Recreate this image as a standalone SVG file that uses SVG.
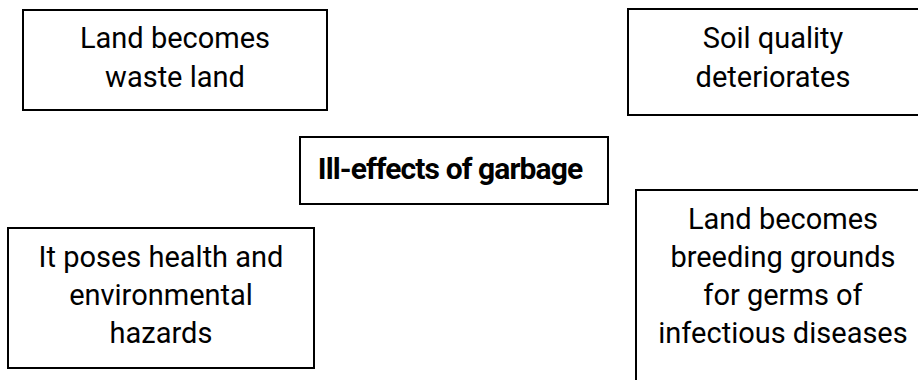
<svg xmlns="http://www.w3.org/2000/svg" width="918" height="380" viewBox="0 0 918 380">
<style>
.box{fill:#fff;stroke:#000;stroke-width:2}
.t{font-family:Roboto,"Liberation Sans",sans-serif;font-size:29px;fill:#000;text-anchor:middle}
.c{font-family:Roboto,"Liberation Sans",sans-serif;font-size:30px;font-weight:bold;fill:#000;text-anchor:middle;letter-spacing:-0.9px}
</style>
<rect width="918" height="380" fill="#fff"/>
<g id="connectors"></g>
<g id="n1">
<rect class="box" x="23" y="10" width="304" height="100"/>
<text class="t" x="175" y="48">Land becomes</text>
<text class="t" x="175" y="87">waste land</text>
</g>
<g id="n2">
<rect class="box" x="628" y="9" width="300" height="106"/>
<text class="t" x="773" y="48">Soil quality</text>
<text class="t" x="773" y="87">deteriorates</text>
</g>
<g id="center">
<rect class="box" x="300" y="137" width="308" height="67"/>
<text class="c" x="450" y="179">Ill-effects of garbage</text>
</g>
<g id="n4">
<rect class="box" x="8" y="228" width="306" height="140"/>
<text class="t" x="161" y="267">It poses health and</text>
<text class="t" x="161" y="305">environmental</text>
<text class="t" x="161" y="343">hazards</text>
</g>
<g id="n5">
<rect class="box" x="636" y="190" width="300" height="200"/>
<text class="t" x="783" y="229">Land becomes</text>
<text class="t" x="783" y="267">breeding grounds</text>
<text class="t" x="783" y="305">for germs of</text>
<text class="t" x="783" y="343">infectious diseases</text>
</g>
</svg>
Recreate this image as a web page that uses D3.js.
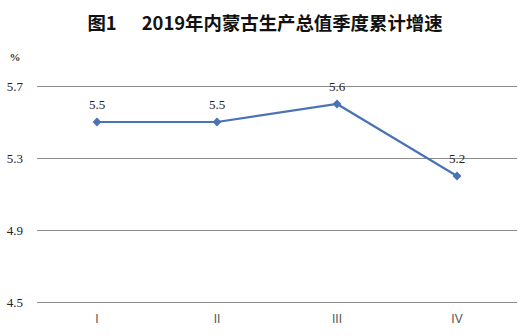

..........

> [WHAT THE TASK ASKS] What is the number of lines in the data that hold the word "this"? Reply with that number and nothing else.

> [EXERCISE SOLUTION] 2